Ces hausses viennent pourtant frapper de plein fouet le monde du travail: des milliers de salariés n'ont pas d'autre choix, face à l'insuffisance des transports en commun, aux horaires qu'on leur impose et à l'éloignement de leur domicile des lieux de travail, que d'utiliser leur véhicule personnel. Une grande partie de la population laborieuse se chauffe au fioul, que ce soit dans des habitations individuelles ou dans des immeubles dont les charges locatives vont forcément répercuter ces hausses.
Les conséquences de cette flambée des prix des produits pétroliers ne seront évidemment pas les mêmes pour tout le monde.
Il y a ceux qui en profitent: les sociétés pétrolières et leurs actionnaires, dont les profits s'envolent depuis plus d'un an, sans que le gouvernement ait jamais envisagé d'augmenter l'impôt sur les bénéfices des sociétés. Il y a ceux que cela ne gêne pas trop: les nantis pour qui les frais de carburant ou de chauffage égratignent à peine leurs revenus. Mais pour la grande masse des familles de travailleurs, des retraités, dont les salaires et les pensions étaient déjà loin de suivre l'augmentation du coût de la vie, la hausse incessante des carburants et du fioul ne peut que se traduire par une diminution insupportable de leur niveau de vie.

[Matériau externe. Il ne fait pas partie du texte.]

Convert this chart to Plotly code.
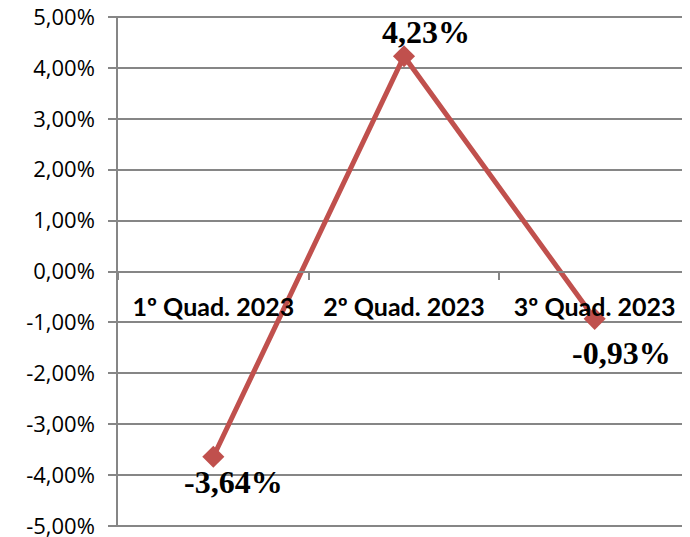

Les travailleurs n'ont aucun moyen d'intervenir directement sur le prix des produits pétroliers. Mais ils n'ont aucune raison non plus d'accepter d'être les victimes de cette situation. Si les salaires deviennent de plus en plus insuffisants pour leur assurer un niveau de vie décent, alors il faut exiger une revalorisation générale des salaires, pensions et retraites.
Il ne faut évidemment pas compter pour cela sur la bonne volonté du patronat, qui s'est au contraire employé, depuis des années, à réduire le niveau de vie des travailleurs afin d'augmenter ses propres profits. Ni sur celle du gouvernement actuel, ou d'un quelconque gouvernement futur, car toute l'expérience du passé montre, quels que soient les résultats des élections, que les gouvernants ne sont que les commis du grand patronat. Mais les travailleurs, sans qui rien ne serait produit, sans qui aucun service ne fonctionnerait, représentent par leur nombre, par leur place dans la vie économique, une force considérable, capable d'obliger les possédants à faire les frais des conséquences du système économique aberrant qui ne vise qu'à l'enrichissement d'une petite minorité.
Après les mauvais coups qu'ont constitués en juillet les ordonnances de de Villepin, avec en particulier le «contrat nouvelle embauche», les confédérations syndicales ont annoncé des actions pour cette rentrée de septembre. Elles n'ont peut-être pas d'autre ambition que d'être admises à discuter autour d'un tapis vert avec les représentants du patronat et du gouvernement.
Mais il faudra se servir de chacune de ces actions pour montrer au patronat, comme aux dirigeants syndicaux, que les travailleurs sont prêts à imposer par la lutte la satisfaction de revendications qui relèvent de la plus élémentaire justice sociale.